Your instructions:
Pick out every line holding the string "chart" and copy it.

Recorded data:
+++++

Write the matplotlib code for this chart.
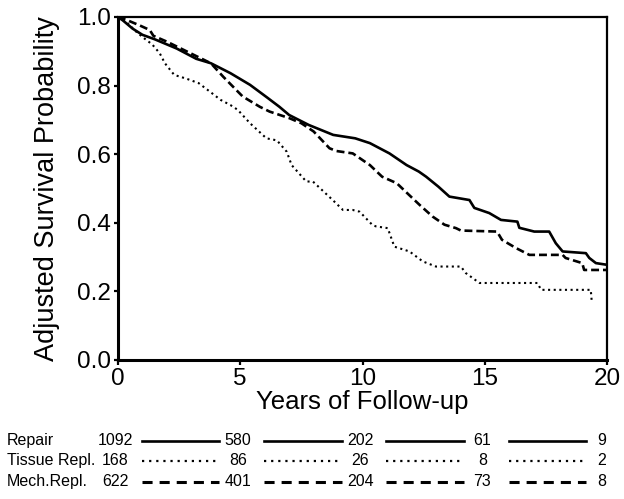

+++++

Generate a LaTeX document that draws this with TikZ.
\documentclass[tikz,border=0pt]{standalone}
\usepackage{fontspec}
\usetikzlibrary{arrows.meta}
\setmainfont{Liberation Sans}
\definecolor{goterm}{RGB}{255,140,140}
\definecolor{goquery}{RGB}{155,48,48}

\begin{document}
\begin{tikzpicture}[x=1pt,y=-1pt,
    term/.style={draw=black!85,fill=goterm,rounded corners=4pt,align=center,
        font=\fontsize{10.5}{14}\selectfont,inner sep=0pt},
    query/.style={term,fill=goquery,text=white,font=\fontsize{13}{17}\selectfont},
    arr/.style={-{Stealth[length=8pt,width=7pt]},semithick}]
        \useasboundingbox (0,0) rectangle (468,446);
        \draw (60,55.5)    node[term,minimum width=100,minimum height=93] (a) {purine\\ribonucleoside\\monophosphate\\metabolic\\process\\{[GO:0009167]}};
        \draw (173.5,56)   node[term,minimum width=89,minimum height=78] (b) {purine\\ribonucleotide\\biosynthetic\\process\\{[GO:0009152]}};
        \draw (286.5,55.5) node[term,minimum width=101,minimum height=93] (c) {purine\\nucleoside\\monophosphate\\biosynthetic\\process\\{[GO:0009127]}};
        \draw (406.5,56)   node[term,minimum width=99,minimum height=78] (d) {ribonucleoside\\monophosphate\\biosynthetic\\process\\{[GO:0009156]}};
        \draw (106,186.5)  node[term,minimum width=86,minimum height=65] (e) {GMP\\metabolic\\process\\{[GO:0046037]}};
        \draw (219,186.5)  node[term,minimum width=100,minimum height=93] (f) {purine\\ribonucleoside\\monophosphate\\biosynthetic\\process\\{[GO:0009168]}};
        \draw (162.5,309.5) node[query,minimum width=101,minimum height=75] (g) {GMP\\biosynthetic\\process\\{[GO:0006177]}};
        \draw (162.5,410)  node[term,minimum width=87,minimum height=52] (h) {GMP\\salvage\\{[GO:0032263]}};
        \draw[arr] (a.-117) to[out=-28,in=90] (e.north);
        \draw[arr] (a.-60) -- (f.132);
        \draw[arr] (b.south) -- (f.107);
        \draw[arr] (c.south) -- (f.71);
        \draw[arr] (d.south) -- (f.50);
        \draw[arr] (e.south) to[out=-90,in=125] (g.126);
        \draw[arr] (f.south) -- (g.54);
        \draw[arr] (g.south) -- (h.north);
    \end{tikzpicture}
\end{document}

+++++

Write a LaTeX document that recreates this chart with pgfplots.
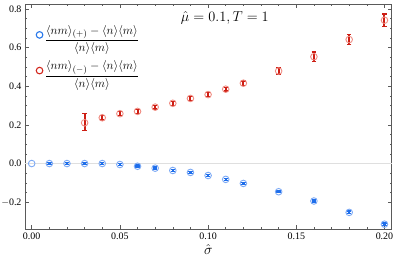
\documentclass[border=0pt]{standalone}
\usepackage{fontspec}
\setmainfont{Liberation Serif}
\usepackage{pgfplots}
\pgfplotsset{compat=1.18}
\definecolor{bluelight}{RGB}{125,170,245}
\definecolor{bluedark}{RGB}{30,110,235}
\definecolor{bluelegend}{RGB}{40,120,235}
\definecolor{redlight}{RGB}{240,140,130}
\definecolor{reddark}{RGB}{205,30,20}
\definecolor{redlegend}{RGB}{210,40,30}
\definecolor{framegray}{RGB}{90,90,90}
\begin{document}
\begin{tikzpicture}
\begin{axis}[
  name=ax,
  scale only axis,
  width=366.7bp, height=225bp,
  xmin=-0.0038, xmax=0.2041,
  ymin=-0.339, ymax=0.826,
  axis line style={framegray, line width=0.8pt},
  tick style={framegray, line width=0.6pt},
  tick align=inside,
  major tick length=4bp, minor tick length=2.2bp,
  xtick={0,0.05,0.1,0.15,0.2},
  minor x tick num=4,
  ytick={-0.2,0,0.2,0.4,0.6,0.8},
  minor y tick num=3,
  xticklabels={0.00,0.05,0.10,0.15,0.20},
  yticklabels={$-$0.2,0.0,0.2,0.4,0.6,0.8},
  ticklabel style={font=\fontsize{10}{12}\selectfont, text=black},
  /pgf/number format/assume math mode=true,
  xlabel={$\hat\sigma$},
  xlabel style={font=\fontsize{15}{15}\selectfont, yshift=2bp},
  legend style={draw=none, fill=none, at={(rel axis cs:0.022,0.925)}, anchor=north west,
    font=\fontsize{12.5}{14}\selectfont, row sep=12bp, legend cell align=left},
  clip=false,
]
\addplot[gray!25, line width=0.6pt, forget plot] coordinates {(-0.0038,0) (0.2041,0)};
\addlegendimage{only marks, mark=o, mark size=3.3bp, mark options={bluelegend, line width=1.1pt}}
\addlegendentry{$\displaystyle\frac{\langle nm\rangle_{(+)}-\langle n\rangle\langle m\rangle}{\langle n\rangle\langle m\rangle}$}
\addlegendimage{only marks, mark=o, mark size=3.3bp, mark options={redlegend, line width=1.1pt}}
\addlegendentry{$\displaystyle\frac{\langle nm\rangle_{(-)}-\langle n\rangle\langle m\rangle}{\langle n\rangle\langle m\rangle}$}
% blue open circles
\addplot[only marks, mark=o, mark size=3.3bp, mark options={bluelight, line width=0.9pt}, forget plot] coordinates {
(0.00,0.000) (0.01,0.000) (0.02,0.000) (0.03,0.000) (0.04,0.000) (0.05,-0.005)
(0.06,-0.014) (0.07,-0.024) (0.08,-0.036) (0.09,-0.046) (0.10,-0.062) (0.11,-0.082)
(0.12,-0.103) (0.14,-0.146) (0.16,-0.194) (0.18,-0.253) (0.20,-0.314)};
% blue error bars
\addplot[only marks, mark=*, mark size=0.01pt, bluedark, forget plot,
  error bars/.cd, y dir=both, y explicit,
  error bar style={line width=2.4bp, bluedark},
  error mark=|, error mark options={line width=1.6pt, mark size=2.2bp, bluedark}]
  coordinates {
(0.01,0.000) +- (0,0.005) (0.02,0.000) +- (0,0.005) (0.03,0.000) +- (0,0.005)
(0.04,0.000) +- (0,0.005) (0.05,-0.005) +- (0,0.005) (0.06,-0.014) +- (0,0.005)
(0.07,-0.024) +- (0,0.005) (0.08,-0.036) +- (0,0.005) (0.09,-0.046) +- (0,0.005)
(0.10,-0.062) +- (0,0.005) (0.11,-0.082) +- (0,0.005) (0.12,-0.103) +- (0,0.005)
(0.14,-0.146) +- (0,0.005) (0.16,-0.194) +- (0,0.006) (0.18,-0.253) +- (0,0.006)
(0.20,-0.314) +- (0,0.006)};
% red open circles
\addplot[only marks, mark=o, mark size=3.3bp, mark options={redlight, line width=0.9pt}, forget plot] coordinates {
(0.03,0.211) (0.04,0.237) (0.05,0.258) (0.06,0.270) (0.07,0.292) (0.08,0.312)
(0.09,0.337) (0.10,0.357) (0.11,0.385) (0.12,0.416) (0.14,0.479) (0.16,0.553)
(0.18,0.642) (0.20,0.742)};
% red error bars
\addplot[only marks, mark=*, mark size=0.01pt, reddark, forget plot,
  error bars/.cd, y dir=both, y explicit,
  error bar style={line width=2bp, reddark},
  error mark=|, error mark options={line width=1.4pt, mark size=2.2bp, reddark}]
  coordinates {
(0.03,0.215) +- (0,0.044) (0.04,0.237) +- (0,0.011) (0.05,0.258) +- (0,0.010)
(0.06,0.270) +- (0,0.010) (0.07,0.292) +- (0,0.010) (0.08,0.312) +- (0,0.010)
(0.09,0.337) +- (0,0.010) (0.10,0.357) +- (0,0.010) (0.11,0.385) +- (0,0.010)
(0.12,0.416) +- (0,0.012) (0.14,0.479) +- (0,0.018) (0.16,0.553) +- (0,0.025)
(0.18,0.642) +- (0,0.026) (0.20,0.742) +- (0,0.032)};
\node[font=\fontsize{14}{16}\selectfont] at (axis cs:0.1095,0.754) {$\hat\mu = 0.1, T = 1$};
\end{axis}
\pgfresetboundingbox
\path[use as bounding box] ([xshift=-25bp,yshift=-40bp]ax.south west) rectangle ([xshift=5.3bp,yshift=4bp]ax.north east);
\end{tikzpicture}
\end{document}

+++++

Right answer:
Write the matplotlib code for this chart.
Write a LaTeX document that recreates this chart with pgfplots.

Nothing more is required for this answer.